1. Why go beyond plain PCA? #
- Standard PCA only sees linear variance along the original axes, so nonlinear structure gets flattened incorrectly.
- Many real datasets lie on curved surfaces; we would like to capture that curvature while still enjoying PCA’s interpretability.
- Kernel PCA uses a nonlinear feature map (\phi(x)) and computes inner products via kernels, enabling PCA-style analysis in that richer space.
2. Formulation #
Given samples (x_i \in \mathbb{R}^d) and a feature map (\phi(x)):
Build the kernel (Gram) matrix $$ K_{ij} = \langle \phi(x_i), \phi(x_j) \rangle = k(x_i, x_j) $$ No explicit (\phi) is needed as long as we can evaluate the kernel function.
Solve the eigenproblem $$ K v = \lambda v $$ The eigenvectors give the principal components in feature space. After normalising we can project samples the same way as PCA.
Typical kernels:
- RBF kernel $$k(x, x’) = \exp(-\gamma \lVert x - x’ \rVert^2)$$
- Polynomial kernel $$k(x, x’) = (\langle x, x’ \rangle + c)^d$$
3. Create a toy dataset #
import numpy as np
import matplotlib.pyplot as plt
import japanize_matplotlib
from sklearn.datasets import make_circles
X, y = make_circles(n_samples=400, factor=0.3, noise=0.15)

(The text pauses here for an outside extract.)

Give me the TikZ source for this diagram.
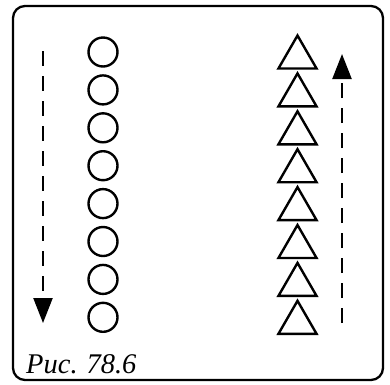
\documentclass[tikz,border=0pt]{standalone}
\usepackage{fontspec}
\setmainfont{Liberation Serif}
\usetikzlibrary{shapes.geometric,arrows.meta}
\begin{document}
\begin{tikzpicture}[x=1pt,y=-1pt,
  ball/.style={circle,draw,line width=2.4pt,minimum size=29pt,inner sep=0pt},
  tri/.style={regular polygon,regular polygon sides=3,draw,line width=2.4pt,minimum size=44pt,inner sep=0pt},
  flow/.style={line width=2.3pt,dash pattern=on 15pt off 10pt,-{Triangle[length=25pt,width=19pt]}},
  frame/.style={line width=2.3pt,rounded corners=12pt}]
\useasboundingbox (0,0) rectangle (390,384);
\draw[frame] (13,6) rectangle (383,380);
\foreach \i in {1,...,8}{
  \node[ball] (c\i) at (103,{52+37.9*(\i-1)}) {};
  \node[tri] (t\i) at (297.5,{57.5+37.9*(\i-1)}) {};
}
\coordinate (la) at (43,51);
\coordinate (lb) at (43,323);
\coordinate (ra) at (342,323);
\coordinate (rb) at (342,54);
\draw[flow] (la) -- (lb);
\draw[flow] (ra) -- (rb);
\node[anchor=base west,inner sep=0pt,font=\itshape\fontsize{28.5}{30}\selectfont] (cap) at (26,373) {Рис.\hspace{9pt}78.6};
\end{tikzpicture}
\end{document}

plt.figure(figsize=(8, 8))
plt.scatter(X[:, 0], X[:, 1], c=y)
plt.title("Concentric circles")
plt.show()
4. Run Kernel PCA #
from sklearn.decomposition import KernelPCA
kpca = KernelPCA(kernel="rbf", gamma=3)
X_kpca = kpca.fit_transform(X)
plt.figure(figsize=(8, 8))
plt.scatter(X_kpca[:, 0], X_kpca[:, 1], c=y)
plt.title("2-D embedding via Kernel PCA")
plt.show()
Compared with linear PCA, the concentric circles are now clearly separable.
5. Tips #
- Nonlinearity: choose kernels (RBF, polynomial) that reflect the type of curvature in your data.
- Scaling: standardise features before building the kernel matrix to keep (\gamma) meaningful.
- Computation: the Gram matrix is (O(n^2)); memory becomes the bottleneck for large (n).
- Downstream models: the same kernel ideas appear in SVMs; Kernel PCA can be a useful exploratory step.
Notes #
- Kernel PCA = kernel trick + PCA; it preserves nonlinear manifolds that ordinary PCA cannot.
- Inspect how many components you actually need—large (k) can overfit noise.
- If scalability is a concern, look into approximate kernels (Nyström, random Fourier features).